The purpose of the Lord’s Supper is to inspire, confirm, and nourish faith; however, the the Lord’s Supper does this ministerially. From an inward standpoint, it is the Holy Spirit who sparks and inflames faith in our hearts. Thus, we must distinguish between the outward, public, and ministerial role of the Lord’s Supper and the the more intimate and personal role of the Holy Spirit.
To see the relationship between the Spirit and the Supper, consider the function of our human eyes and human ears. Just as the eyes can only see by the brightness of the Sun and just as the ears can only hear by the sound of another human voice, so it is also true that this brightness can only be detected because the seer has been endowed with sharpness of vision, having the capability of being illumined. In the same way, the ears of the hearer would never be struck by any noise unless they were created and fitted for hearing.
What the facility for sight does for our eyes and what the capacity of hearing does for our ears are both analogous to what the Holy Spirit does in our hearts that faith be conceived, sustained, nourished, and established in our hearts. What this means is, first, being blessed by the Lord’s Supper is primarily a matter of the objective act of blessing on God’s part, namely God’s redemptive work in Christ. Second, being blessed is a matter of subjective appropriation of that divine act of blessing. This subjective appropriation is a matter of the work of the Holy Spirit who gives us the ability to hear and see spiritually. If the Holy Spirit were absent, the Lord’s Supper can accomplish nothing more in our minds that the brightness of the sun shining upon blind eyes or a voice sounding in deaf ears. The ministry of the Eucharist is empty apart from the action of the Spirit, but the Lord’s Supper is charged with great effect when the Spirit works within and manifests His power.
The sacraments have the same office as the Word of God, namely, to offer Christ and the treasures of heavenly grace He promises. To be united to Christ in covenantal fellowship is how we receive the gifts of grace. It is the faith relationship to Christ which brings everything else. Word and sacrament offer Christ and His blessings, whereas faith accepts the offer. In other words the sacraments are of no benefit unless the Holy Spirit accompanies them. Consider the words of John Calvin on this matter:
For He it is who opens our minds and hearts and makes us receptive to this testimony. In this also, varies and distinct graces of God brightly appear. For the sacraments are for us the same thing from God, as messengers of glad tidings or guarantees of the ratification of covenants are from men. They announce and tell us, and ratify among us, those things given to us by divine bounty. The Holy Spirit is He who brings the graces of God with Him, gives a place for the sacraments among us, and make them bear fruit.
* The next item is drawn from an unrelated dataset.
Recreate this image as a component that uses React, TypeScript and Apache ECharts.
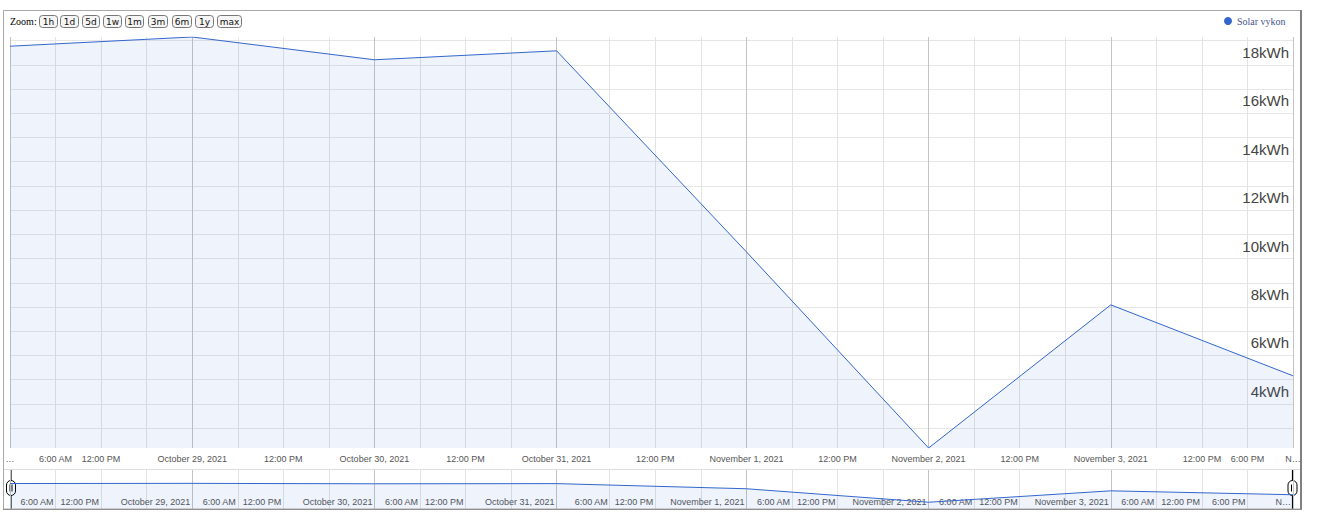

Indeed God is with us and is present in the Lord’s Supper by the very present power of the Holy Spirit. For this reason, heavy weight should be placed not on the outward forms of the celebration, but on the inward communion between Christ and His people. Beyond the symbols, Christ is immediately present to those who believe His Word. He is present by the power of an in the person of the Holy Spirit, who is both the power of God and the bond of love between the Father and the Son. That is, believers are united to Christ in the same way the Son is united to the Father – by the bond of love who is the Holy Spirit.